Hello, I have the same problem, but with .Net nuget package “Aspose.Total” version 24.11.0. My executable is running in a docker container. Docker containers are running on Linux OS. Calling the method “Aspose.Pdf.XImage.Save (Stream)” throws an exception “Not supported image type”. When executing this function to process the same pdf document on Windows, everything works fine.

@SergiiBykov @deepakbs

We have investigated this issue, the reason for this error is that libgdiplus package is not installed in the environment.

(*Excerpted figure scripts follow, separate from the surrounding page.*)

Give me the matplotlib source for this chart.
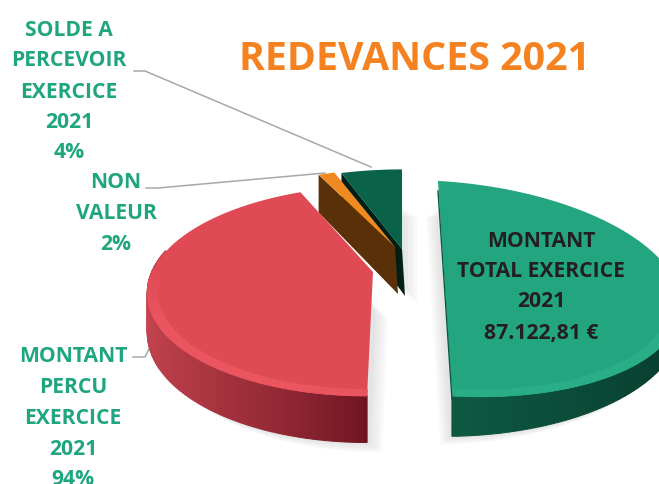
import numpy as np
import matplotlib.pyplot as plt
from matplotlib.colors import to_rgb

plt.rcParams['font.family'] = ['Open Sans', 'DejaVu Sans']

# slice shares as they appear on the drawing, clockwise from 12 o'clock
slice_names = ['MONTANT TOTAL', 'MONTANT PERCU', 'NON VALEUR', 'SOLDE A PERCEVOIR']
slice_values = [50.0, 43.4, 1.4, 5.2]

top_colors = ['#23A57F', '#E04A55', '#EE8A1F', '#0A6349']
rim_colors = ['#2AAE87', '#EA5560', '#EE8A1F', '#0A6349']
side_light = ['#0F5C45', '#C5454F', '#5A3009', '#001F17']
side_dark = ['#073A2B', '#6E1421', '#5A3009', '#001F17']

# where each exploded slice sits on the page
apex_x = [443.7, 373, 395, 402]
apex_y = [270, 273, 248, 250]
radius_x = [232, 221, 221, 221]
radius_y = [104, 101.6, 92, 94]
shear = [0.065, -0.048, 0.0, 0.0]
tilt = [0.056, 0.0, 0.0, 0.0]
depth = [33, 38, 44, 44]
taper = [0.5, 0.0, 0.0, 0.0]
shadow_shift = [(-7, 5), (9, 6), (0, 0), (9, 6)]
PERSPECTIVE = 0.181

TITLE = 'REDEVANCES 2021'
solde_label = ['SOLDE A', 'PERCEVOIR', 'EXERCICE', '2021', '4%']
solde_y = [31, 61, 92, 122, 153]
non_valeur_label = ['NON', 'VALEUR', '2%']
non_valeur_y = [183, 214, 245]
percu_label = ['MONTANT', 'PERCU', 'EXERCICE', '2021', '94%']
percu_y = [357, 388, 419, 450, 480]
total_label = ['MONTANT', 'TOTAL EXERCICE', '2021', '87.122,81 €']
total_y = [242, 272, 302, 334]

TEAL = '#1FA67F'
GREY = '#A8A8A8'


def project(i, theta, scale=1.0):
    # theta in degrees clockwise from the top, disc seen in perspective
    t = np.radians(theta)
    u = np.sin(t) * scale
    v = np.cos(t) * scale
    w = 1 + PERSPECTIVE * v
    dy = -radius_y[i] * v / w
    dx = radius_x[i] * u / w
    x = apex_x[i] + dx + shear[i] * dy
    y = apex_y[i] + dy + tilt[i] * dx
    return x, y


def drop(i, theta):
    t = np.radians(theta)
    u = np.sin(t)
    v = np.cos(t)
    return depth[i] / (1 + PERSPECTIVE * v) * (1 - taper[i] * np.clip(u, 0, 1))


def draw_shadow(ax, i, start, end):
    dx, dy = shadow_shift[i]
    if dx == 0 and dy == 0:
        return
    th = np.linspace(start, end, 80)
    x, y = project(i, th)
    y = y + drop(i, th)
    xs = np.r_[apex_x[i], x]
    ys = np.r_[apex_y[i] + depth[i], y]
    for k in range(1, 6):
        ax.fill(xs + dx * k / 3, ys + dy * k / 3, color='#555555', alpha=0.03, lw=0, zorder=1)


def draw_side(ax, i, start, end, z):
    # outer wall, cut into strips so the colour can run dark towards the front
    th = np.linspace(start, end, 200)
    x, y = project(i, th)
    d = drop(i, th)
    c0 = np.array(to_rgb(side_light[i]))
    c1 = np.array(to_rgb(side_dark[i]))
    for k in range(len(th) - 1):
        # the far part of the wall is hidden behind the top face
        if np.cos(np.radians(th[k])) > 0.2:
            continue
        s = np.sin(np.radians(th[k]))
        if i == 0:
            f = 0.1 + 0.9 * s
        else:
            f = 1 - abs(s) ** 0.8
        col = c0 + (c1 - c0) * np.clip(f, 0, 1)
        ax.fill([x[k], x[k + 1], x[k + 1], x[k]],
                [y[k] - 1, y[k + 1] - 1, y[k + 1] + d[k + 1], y[k] + d[k]],
                color=col, ec=col, lw=0.8, zorder=z)


def draw_top(ax, i, start, end, z):
    th = np.linspace(start, end, 120)
    x, y = project(i, th)
    ax.fill(np.r_[apex_x[i], x], np.r_[apex_y[i], y], color=top_colors[i], lw=0, zorder=z)
    if i > 1:
        return
    # soft lighter bevel that fades in along the near rim
    c0 = np.array(to_rgb(top_colors[i]))
    c1 = np.array(to_rgb(rim_colors[i]))
    for k in range(len(th) - 1):
        f = np.clip(-np.cos(np.radians(th[k])) * 2.2, 0, 1)
        if f <= 0:
            continue
        seg = th[k:k + 2]
        x1, y1 = project(i, seg)
        x2, y2 = project(i, seg, 0.955)
        col = c0 + (c1 - c0) * f
        ax.fill(np.r_[x1, x2[::-1]], np.r_[y1, y2[::-1]], color=col, ec=col, lw=0.5, zorder=z)


def draw_cut(ax, i, theta, z):
    # flat face left by the exploded slice
    x, y = project(i, theta)
    ax.fill([x, apex_x[i], apex_x[i] + 3, x],
            [y, apex_y[i], apex_y[i] + depth[i] + 3, y + drop(i, theta)],
            color=side_dark[i], lw=0, zorder=z)


def draw_labels(ax):
    ax.text(415, 59, TITLE, color='#F58220', fontsize=28.4, fontweight='bold',
            ha='center', va='center', zorder=10)
    for line, y in zip(solde_label, solde_y):
        ax.text(69, y, line, color=TEAL, fontsize=15.2, fontweight='bold', ha='center', va='center')
    for line, y in zip(non_valeur_label, non_valeur_y):
        ax.text(116, y, line, color=TEAL, fontsize=15.2, fontweight='bold', ha='center', va='center')
    for line, y in zip(percu_label, percu_y):
        ax.text(73, y, line, color=TEAL, fontsize=15.2, fontweight='bold', ha='center', va='center')
    for line, y in zip(total_label, total_y):
        ax.text(541, y, line, color='#231F20', fontsize=15.2, fontweight='bold',
                ha='center', va='center', zorder=10)


def main():
    fig = plt.figure(figsize=(6.59, 4.85), dpi=100)
    ax = fig.add_axes([0, 0, 1, 1])
    ax.set_xlim(0, 659)
    ax.set_ylim(485, 0)
    ax.axis('off')

    bounds = np.r_[0, np.cumsum(slice_values)] / np.sum(slice_values) * 360

    # leader lines sit behind the slices
    ax.plot([134, 145, 371], [72, 72, 168], color=GREY, lw=1.1, zorder=2)
    ax.plot([146, 158, 325], [189, 189, 174], color=GREY, lw=1.1, zorder=2)
    ax.plot([133, 145, 153], [358, 358, 342], color=GREY, lw=1.1, zorder=2)

    # back to front: dark green, orange, red, green
    for i, z in [(3, 3), (2, 4), (1, 5), (0, 6)]:
        start, end = bounds[i], bounds[i + 1]
        draw_shadow(ax, i, start, end)
        if i >= 2:
            draw_cut(ax, i, start, z)
        else:
            draw_side(ax, i, start, end, z)
        draw_top(ax, i, start, end, z + 0.1)

    # thin dark strip on the flat edge of the big green slice
    x, y = project(0, np.array([0.0, 180.0]))
    ax.plot(x, y + np.array([10, 3]), color='#0F5C45', lw=1.0, zorder=6.2)

    draw_labels(ax)
    fig.savefig('out.png', dpi=100)
    plt.close(fig)


if __name__ == '__main__':
    main()
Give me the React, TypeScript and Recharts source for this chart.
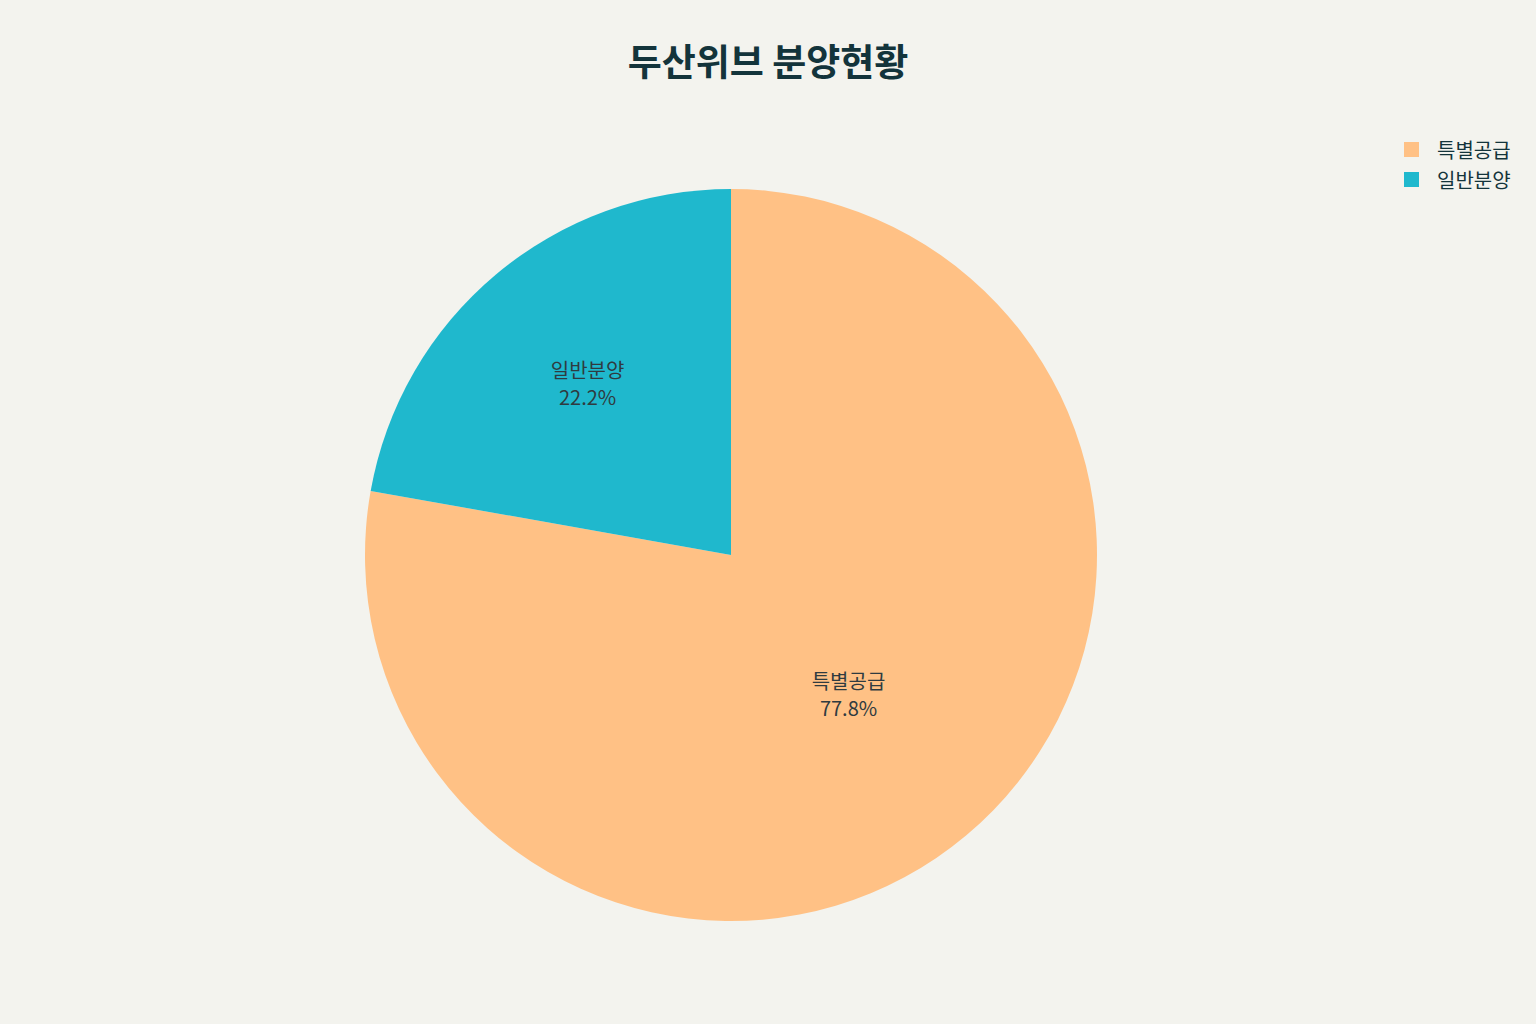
import React from 'react';
import { PieChart, Pie, Cell, Legend } from 'recharts';

const categories = ['특별공급', '일반분양'];
const shares = [77.8, 22.2];
const colors = ['#FFC185', '#1FB8CD'];

const data = categories.map((name, i) => ({ name, value: shares[i] }));

const FONT = '"Noto Sans CJK KR", "Noto Sans", sans-serif';
const RADIAN = Math.PI / 180;

// inside labels, the big slice sits a bit nearer the centre
const renderLabel = (props: any) => {
  const { cx, cy, midAngle, outerRadius, index, name, value } = props;
  const r = outerRadius * (index === 0 ? 0.5 : 0.61);
  const x = cx + r * Math.cos(-midAngle * RADIAN);
  const y = cy + r * Math.sin(-midAngle * RADIAN);
  return (
    <text x={x} y={y} textAnchor="middle" fill="#2f3b40" fontFamily={FONT} fontSize={20}>
      <tspan x={x} dy={-6}>{name}</tspan>
      <tspan x={x} dy={27}>{value.toFixed(1)}%</tspan>
    </text>
  );
};

const renderLegend = () => (
  <div style={{ fontFamily: FONT }}>
    {categories.map((c, i) => (
      <div key={c} style={{ display: 'flex', alignItems: 'center', height: 30 }}>
        <span style={{ width: 15, height: 15, background: colors[i], marginRight: 18 }} />
        <span style={{ fontSize: 20, color: '#13343B' }}>{c}</span>
      </div>
    ))}
  </div>
);

export default function App() {
  return (
    <div style={{ position: 'absolute', left: 0, top: 0, width: 1536, height: 1024, background: '#F3F3EE' }}>
      <div
        style={{
          position: 'absolute',
          top: 33,
          width: 1536,
          textAlign: 'center',
          fontFamily: FONT,
          fontWeight: 700,
          fontSize: 37,
          color: '#13343B',
        }}
      >
        두산위브 분양현황
      </div>
      <PieChart width={1536} height={1024} margin={{ top: 0, right: 0, bottom: 0, left: 0 }}>
        <Pie
          data={data}
          dataKey="value"
          nameKey="name"
          cx={731}
          cy={555}
          outerRadius={366}
          startAngle={90}
          endAngle={-270}
          stroke="none"
          label={renderLabel}
          labelLine={false}
          isAnimationActive={false}
        >
          {data.map((d, i) => (
            <Cell key={d.name} fill={colors[i]} />
          ))}
        </Pie>
        <Legend
          layout="vertical"
          align="right"
          verticalAlign="top"
          content={renderLegend}
          wrapperStyle={{ top: 134, left: 1404, right: 'auto', width: 'auto' }}
        />
      </PieChart>
    </div>
  );
}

To work our product in non-Windows environment, we recommend our customers to install:

  • libgdiplus package
  • package with Microsoft compatible fonts: ttf-mscorefonts-installer. (e.g. sudo apt-get install ttf-mscorefonts-installer)

These fonts should be placed in “/usr/share/fonts/truetype/msttcorefonts” directory as Aspose.PDF for Python via .NET scans this folder on Linux like operating systems.

Hi @asad.ali ,
I have already installed the following libraries

apt-get update && \
    apt-get upgrade -y && \
    apt-get install -y wget apt-transport-https software-properties-common \
    build-essential libssl-dev zlib1g-dev libncurses5-dev libncursesw5-dev \
    libreadline-dev libsqlite3-dev libgdbm-dev libdb5.3-dev libbz2-dev \
    libexpat1-dev liblzma-dev tk-dev libffi-dev curl gnupg libgdiplus libc6-dev

 wget http://ftp.uk.debian.org/debian/pool/contrib/m/msttcorefonts/ttf-mscorefonts-installer_3.8.1_all.deb && \
    dpkg -i ttf-mscorefonts-installer_3.8.1_all.deb || apt-get install -f -y

But still getting the same error

Thanks
Deepak

@deepakbs

Thanks for sharing the feedback. We will further investigate and let you know once we have some findings.